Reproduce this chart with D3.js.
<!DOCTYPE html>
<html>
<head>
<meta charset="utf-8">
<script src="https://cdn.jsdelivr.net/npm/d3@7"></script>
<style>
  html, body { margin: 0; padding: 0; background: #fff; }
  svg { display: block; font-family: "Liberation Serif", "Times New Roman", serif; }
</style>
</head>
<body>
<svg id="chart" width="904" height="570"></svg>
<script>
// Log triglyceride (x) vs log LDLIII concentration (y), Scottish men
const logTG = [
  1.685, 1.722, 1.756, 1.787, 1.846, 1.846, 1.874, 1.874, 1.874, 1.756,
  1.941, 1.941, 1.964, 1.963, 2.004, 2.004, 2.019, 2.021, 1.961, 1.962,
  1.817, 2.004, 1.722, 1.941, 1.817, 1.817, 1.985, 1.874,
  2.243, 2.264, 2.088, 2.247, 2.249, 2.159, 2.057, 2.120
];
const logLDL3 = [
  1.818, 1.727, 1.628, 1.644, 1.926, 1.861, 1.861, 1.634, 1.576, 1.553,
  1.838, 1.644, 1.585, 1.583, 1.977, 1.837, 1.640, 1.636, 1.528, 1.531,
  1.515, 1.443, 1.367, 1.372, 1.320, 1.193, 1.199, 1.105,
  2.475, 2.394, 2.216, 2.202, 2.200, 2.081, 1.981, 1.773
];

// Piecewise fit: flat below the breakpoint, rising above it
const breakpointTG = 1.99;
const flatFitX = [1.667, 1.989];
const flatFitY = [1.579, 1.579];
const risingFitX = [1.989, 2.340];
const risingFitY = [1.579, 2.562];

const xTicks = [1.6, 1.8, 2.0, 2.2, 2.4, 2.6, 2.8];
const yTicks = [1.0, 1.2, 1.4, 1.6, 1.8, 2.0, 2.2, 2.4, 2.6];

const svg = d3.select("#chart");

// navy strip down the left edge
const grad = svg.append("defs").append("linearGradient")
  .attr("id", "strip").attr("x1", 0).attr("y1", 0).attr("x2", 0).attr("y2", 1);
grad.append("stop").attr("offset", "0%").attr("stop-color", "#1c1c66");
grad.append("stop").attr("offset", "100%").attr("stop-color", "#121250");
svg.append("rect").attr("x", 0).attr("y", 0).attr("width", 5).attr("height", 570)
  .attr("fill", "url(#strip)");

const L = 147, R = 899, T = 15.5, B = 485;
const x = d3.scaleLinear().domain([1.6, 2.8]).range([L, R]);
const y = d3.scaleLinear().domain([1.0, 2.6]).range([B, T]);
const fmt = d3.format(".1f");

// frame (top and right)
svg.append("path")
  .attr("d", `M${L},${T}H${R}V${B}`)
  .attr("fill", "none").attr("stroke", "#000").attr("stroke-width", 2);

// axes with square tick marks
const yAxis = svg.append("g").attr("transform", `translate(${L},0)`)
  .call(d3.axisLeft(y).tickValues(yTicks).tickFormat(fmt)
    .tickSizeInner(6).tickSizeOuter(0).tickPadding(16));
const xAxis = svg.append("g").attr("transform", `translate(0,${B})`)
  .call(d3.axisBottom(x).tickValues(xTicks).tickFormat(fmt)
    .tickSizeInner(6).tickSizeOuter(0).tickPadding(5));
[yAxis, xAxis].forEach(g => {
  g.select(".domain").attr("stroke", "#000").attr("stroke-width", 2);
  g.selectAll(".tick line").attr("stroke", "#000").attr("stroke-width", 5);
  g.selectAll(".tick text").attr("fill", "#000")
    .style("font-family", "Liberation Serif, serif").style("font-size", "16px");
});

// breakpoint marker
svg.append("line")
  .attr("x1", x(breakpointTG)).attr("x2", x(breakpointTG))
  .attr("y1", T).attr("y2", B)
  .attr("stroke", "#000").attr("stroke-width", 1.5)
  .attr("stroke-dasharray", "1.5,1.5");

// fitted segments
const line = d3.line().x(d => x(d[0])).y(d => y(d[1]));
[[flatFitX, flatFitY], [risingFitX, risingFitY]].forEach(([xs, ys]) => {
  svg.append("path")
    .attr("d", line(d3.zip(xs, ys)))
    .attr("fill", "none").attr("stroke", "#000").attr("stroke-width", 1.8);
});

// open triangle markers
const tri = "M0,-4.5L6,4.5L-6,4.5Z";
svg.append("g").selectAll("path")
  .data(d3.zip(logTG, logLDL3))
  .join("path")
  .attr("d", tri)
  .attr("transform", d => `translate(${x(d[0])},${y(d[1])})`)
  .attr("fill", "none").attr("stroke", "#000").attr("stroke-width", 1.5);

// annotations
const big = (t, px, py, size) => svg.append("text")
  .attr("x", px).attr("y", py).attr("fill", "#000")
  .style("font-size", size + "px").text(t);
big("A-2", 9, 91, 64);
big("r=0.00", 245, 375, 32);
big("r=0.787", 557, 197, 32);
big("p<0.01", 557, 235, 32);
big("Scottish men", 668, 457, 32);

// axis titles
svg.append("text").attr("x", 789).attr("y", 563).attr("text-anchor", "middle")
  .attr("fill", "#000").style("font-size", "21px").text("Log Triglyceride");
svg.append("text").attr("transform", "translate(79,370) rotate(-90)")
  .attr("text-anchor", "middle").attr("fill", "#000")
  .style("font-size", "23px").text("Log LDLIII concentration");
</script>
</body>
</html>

++++

Problem details: Return every line containing "with".

Output for this exercise:
Reproduce this chart with D3.js.
// axes with square tick marks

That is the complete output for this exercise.